Effectiveness of Active Recall

From What is active recall and how effective is it?:

One of the studies most often cited supporting the effectiveness of Active Recall is “The Critical Importance of Retrieval for Learning”, conducted by Jeffrey D. Karpicke (Department of Psychological Sciences, Purdue University) and Henry L. Roediger, III (Department of Psychology, Washington University in St. Louis). The results were published in Science Magazine, 15 February 2008.

Briefly, a group of college students were each given the same 40 foreign language vocabulary word pairs to learn, then were tested on all of them. Once a student recalled a word pair correctly just once, that word pair was treated in one of four ways:

  1. The student continued to study and be tested on all 40 word pairs
  2. The student no longer studied that word pair, but continued to be tested on it
  3. The student continued to study that word pair, but was no longer tested on it
  4. The student no longer studied and was no longer tested on that word pair

Students then returned one week later for a repeat follow up test.
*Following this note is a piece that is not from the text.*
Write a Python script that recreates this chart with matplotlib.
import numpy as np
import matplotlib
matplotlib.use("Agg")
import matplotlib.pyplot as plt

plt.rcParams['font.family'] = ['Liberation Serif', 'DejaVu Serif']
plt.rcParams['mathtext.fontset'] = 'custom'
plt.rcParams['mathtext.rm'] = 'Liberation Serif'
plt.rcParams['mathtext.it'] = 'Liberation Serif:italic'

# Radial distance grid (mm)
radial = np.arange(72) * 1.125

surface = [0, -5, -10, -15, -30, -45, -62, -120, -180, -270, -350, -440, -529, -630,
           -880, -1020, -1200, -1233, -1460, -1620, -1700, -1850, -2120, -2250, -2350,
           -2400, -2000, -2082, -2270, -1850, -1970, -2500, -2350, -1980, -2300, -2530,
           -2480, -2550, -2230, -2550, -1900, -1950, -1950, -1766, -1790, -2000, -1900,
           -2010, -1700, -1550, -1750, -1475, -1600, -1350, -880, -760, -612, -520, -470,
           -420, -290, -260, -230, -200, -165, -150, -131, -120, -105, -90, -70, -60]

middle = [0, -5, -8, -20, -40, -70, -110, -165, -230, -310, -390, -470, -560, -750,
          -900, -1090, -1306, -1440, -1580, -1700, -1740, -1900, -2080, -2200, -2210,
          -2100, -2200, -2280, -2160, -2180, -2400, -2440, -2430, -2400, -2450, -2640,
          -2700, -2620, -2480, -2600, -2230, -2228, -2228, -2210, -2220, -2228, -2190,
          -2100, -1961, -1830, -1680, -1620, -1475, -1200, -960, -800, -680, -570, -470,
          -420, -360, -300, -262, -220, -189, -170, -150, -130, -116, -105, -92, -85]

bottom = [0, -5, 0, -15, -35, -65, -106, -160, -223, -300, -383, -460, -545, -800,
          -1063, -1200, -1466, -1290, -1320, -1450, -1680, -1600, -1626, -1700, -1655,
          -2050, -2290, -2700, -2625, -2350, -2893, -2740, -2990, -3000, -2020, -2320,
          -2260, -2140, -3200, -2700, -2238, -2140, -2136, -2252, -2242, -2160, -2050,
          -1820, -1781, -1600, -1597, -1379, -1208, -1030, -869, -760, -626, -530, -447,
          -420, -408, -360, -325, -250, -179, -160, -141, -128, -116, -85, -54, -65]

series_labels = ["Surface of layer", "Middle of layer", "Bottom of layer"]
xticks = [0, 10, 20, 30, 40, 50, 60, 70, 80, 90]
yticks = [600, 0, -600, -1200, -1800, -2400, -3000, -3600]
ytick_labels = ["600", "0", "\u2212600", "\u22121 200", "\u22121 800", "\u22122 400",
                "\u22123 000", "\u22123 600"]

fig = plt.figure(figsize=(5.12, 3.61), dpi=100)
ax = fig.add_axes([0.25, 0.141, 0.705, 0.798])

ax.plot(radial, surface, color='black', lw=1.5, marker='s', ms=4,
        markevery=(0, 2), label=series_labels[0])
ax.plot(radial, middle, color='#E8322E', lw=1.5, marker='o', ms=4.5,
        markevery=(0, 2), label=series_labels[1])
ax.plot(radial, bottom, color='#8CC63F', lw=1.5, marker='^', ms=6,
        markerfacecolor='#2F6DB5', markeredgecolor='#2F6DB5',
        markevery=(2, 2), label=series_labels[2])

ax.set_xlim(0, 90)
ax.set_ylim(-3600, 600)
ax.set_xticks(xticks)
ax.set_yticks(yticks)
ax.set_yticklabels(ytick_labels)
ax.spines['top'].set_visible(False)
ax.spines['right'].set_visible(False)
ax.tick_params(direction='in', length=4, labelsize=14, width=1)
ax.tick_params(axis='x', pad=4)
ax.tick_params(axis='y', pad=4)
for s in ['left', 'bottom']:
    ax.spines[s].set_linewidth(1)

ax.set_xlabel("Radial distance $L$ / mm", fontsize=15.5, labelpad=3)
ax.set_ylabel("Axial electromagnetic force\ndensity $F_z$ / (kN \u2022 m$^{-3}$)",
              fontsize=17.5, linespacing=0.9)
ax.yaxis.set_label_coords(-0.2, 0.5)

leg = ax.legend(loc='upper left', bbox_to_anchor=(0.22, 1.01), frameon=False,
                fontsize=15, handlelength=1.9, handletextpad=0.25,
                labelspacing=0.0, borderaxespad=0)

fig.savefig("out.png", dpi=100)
The results of the study showed the following results:

Students who used active recall were able to remember about 80% of the new terms compared to 34% for the control group who passively went back through a series of cards until they learned everything again.

This same research group did another study to compare active recall with both passive (i.e. reading) methods and elaborative (creating concept maps). The active recall group’s success rate again outshone the others by a margin greater than 50%.